--- WHAT IS NEEDED ---
Gather the lines below that include the string "this", copying each in full.

--- GIVEN ENTRIES ---
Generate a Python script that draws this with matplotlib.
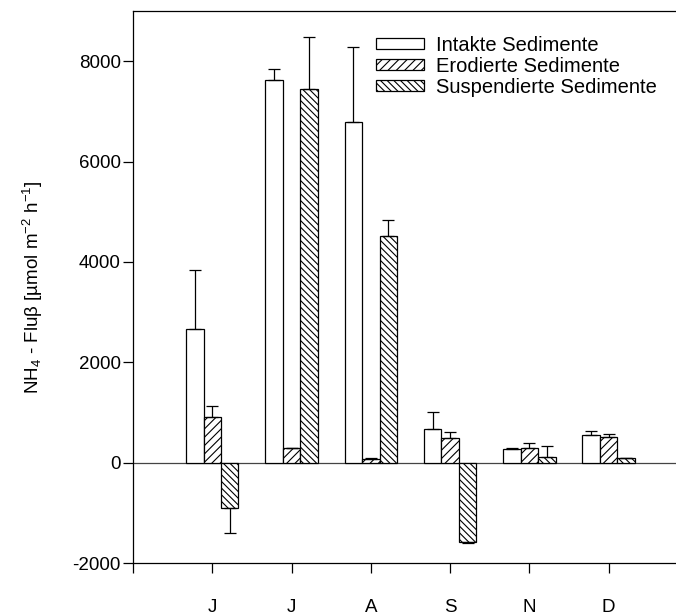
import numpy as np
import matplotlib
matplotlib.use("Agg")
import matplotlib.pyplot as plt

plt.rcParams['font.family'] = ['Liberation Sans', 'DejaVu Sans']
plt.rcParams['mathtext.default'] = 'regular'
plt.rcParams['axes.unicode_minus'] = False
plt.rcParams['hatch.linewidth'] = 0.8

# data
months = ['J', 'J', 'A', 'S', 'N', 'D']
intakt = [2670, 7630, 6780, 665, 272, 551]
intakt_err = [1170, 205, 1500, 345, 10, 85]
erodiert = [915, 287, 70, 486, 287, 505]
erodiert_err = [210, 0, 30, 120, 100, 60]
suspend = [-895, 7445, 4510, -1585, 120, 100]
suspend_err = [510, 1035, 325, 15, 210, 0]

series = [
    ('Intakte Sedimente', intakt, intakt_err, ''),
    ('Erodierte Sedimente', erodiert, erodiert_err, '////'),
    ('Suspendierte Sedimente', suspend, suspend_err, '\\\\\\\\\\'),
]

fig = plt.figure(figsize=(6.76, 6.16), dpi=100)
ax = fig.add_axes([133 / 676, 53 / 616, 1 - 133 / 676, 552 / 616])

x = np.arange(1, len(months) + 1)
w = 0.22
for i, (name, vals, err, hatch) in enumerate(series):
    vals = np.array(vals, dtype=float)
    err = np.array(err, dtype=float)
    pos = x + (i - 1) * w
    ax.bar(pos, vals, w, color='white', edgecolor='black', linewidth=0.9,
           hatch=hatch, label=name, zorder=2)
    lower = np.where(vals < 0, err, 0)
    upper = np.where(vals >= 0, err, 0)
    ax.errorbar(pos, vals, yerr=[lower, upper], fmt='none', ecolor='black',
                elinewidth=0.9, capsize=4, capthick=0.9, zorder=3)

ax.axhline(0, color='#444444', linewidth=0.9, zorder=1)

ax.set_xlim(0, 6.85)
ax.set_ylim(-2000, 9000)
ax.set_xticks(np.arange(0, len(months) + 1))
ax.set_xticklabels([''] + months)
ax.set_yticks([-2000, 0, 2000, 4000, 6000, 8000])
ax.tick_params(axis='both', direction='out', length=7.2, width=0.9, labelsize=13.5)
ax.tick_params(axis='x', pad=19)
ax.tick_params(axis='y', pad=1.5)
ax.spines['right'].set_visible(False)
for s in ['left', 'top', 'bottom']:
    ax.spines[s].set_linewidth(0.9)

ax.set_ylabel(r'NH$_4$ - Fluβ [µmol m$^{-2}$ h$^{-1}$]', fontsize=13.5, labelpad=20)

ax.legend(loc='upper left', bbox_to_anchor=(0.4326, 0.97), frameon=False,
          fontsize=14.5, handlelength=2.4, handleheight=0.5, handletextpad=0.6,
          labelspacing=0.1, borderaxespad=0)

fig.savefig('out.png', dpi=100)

...

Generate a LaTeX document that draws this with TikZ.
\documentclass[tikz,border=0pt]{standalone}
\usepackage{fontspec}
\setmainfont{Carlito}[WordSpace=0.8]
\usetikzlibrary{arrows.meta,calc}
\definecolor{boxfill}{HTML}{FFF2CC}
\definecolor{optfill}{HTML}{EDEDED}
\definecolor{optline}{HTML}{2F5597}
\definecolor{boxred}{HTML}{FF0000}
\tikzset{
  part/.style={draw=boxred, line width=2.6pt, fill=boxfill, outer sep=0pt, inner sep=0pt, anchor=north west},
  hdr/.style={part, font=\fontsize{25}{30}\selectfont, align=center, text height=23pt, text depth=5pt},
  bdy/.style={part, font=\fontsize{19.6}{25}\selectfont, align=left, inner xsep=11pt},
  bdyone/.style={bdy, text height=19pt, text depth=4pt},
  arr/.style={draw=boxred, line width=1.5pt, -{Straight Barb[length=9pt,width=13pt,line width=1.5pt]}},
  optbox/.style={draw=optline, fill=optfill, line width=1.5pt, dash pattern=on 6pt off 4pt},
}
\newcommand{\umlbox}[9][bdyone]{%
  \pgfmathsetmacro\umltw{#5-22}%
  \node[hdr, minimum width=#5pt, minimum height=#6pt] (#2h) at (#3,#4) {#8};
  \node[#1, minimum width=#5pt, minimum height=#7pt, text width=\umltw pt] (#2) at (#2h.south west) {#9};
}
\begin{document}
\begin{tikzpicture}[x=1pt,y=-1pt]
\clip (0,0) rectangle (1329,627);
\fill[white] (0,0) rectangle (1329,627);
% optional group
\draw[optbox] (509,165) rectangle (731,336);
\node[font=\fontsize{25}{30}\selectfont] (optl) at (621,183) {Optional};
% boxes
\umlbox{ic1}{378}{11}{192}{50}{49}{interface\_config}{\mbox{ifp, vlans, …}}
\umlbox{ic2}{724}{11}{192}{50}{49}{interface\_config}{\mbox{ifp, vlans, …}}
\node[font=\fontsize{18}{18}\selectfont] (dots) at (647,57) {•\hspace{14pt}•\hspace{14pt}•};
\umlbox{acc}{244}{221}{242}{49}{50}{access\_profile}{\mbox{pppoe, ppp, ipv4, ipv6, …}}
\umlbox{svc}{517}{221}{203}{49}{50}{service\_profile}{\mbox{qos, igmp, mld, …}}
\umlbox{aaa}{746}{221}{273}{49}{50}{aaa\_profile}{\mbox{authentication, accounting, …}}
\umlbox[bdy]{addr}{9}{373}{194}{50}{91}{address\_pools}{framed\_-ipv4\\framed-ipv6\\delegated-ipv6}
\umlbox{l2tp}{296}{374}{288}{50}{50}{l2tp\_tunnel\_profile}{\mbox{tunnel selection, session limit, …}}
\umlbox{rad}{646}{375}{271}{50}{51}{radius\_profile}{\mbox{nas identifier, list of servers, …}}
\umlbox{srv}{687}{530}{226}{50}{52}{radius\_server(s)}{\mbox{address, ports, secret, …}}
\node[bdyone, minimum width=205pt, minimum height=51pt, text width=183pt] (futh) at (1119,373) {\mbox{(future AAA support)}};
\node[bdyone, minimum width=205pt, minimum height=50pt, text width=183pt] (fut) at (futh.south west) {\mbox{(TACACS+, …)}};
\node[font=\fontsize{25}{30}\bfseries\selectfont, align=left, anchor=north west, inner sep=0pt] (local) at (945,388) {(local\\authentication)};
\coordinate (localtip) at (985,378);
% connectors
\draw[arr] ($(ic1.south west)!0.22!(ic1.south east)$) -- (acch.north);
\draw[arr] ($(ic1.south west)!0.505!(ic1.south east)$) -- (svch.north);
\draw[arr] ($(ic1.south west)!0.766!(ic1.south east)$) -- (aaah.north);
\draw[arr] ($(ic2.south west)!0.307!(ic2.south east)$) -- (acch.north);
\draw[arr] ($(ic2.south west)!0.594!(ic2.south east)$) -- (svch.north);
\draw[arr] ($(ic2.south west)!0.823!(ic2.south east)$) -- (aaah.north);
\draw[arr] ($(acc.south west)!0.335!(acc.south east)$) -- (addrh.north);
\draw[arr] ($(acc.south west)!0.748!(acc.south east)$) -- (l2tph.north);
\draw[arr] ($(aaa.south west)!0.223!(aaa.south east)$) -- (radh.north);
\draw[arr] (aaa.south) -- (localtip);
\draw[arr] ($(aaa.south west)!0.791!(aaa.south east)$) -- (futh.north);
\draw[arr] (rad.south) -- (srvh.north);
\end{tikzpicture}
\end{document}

==

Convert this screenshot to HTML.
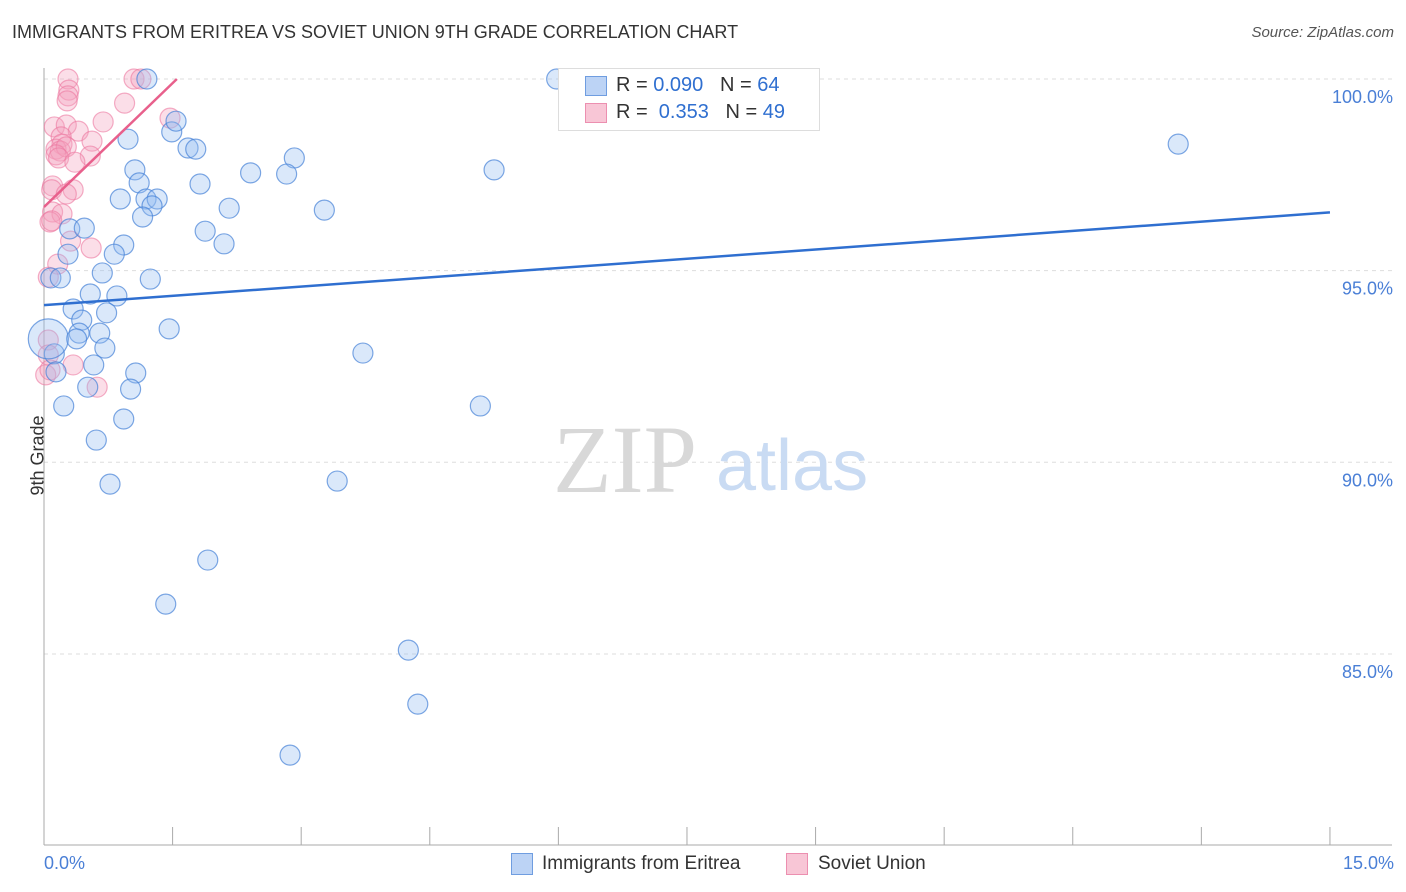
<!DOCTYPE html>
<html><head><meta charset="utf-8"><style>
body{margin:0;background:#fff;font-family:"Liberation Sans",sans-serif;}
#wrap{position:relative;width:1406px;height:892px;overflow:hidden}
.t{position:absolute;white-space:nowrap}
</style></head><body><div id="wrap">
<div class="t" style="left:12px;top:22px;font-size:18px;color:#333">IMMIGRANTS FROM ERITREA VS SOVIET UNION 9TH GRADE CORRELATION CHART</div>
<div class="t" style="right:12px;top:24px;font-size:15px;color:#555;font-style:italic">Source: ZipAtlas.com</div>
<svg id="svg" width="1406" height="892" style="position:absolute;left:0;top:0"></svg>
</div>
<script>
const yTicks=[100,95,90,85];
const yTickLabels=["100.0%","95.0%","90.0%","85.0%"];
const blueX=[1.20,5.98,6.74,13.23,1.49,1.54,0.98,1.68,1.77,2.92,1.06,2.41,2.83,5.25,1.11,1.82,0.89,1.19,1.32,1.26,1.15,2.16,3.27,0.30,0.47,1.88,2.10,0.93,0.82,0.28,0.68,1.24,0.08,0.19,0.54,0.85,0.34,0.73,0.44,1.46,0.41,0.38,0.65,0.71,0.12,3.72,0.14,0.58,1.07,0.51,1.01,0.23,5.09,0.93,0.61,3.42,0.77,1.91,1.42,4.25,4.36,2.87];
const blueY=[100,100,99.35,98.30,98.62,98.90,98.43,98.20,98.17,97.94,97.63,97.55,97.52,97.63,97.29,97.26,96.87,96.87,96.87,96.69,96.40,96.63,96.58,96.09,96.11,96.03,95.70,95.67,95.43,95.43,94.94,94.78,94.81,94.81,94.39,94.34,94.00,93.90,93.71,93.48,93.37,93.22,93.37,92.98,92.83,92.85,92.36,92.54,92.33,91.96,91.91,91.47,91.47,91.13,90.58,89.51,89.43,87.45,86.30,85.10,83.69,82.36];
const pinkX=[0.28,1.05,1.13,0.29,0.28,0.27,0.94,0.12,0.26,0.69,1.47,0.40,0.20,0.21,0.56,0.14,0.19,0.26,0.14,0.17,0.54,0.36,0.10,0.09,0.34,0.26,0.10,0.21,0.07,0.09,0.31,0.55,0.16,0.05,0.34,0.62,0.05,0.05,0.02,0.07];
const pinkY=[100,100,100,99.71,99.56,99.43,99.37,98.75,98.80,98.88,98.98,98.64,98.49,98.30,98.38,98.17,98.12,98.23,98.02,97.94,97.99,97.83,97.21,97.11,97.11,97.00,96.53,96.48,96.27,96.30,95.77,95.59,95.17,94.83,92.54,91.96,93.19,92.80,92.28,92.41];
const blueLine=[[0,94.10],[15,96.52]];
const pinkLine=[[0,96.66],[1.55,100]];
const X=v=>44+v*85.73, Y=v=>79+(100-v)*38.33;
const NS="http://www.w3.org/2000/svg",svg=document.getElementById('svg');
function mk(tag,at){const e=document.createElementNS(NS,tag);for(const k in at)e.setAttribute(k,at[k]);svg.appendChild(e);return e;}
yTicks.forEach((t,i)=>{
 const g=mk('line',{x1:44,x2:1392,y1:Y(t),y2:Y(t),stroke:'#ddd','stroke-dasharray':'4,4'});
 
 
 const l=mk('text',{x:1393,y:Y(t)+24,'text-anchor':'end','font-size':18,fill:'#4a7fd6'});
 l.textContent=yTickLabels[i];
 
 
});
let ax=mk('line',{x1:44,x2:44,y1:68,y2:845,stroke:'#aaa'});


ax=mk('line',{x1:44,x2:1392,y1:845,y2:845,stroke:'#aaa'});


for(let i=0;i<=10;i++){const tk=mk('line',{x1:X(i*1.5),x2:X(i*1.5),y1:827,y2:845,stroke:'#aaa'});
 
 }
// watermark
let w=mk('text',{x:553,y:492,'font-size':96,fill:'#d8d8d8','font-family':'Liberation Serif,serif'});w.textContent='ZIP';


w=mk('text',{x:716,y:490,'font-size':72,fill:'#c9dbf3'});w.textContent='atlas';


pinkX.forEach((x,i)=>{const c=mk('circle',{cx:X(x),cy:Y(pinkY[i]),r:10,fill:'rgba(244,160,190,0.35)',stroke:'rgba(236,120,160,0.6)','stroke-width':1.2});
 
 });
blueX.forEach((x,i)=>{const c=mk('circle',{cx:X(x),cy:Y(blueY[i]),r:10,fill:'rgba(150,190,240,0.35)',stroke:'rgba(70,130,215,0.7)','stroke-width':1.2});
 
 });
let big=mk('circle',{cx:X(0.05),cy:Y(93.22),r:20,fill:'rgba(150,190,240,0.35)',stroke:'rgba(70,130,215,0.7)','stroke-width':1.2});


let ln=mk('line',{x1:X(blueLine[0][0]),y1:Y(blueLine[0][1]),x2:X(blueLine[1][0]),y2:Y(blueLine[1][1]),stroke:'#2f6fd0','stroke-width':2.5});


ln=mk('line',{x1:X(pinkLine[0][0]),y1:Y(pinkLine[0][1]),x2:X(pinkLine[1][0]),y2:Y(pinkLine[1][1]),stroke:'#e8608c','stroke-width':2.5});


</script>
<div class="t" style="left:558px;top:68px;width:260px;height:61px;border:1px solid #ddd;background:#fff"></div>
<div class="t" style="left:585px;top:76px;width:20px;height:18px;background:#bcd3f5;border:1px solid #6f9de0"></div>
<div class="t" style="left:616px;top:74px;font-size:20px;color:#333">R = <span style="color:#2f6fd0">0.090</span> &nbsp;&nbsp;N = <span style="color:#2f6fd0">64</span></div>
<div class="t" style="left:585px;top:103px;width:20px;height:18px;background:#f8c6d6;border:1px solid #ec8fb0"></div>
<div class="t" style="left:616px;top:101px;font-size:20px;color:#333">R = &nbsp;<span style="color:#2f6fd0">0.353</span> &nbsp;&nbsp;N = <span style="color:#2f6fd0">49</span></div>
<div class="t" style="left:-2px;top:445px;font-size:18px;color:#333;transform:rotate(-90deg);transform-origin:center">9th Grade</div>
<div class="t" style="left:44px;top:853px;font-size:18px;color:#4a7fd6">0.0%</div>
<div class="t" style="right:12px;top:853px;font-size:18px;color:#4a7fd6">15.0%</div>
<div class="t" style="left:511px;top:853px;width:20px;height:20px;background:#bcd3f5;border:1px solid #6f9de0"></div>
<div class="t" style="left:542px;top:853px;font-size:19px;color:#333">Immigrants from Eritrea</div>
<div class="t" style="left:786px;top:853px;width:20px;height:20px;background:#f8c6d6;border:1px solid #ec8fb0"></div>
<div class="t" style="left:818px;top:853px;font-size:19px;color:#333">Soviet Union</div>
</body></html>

--- EXERCISE SOLUTION ---
Generate a Python script that draws this with matplotlib.
Generate a LaTeX document that draws this with TikZ.
Convert this screenshot to HTML.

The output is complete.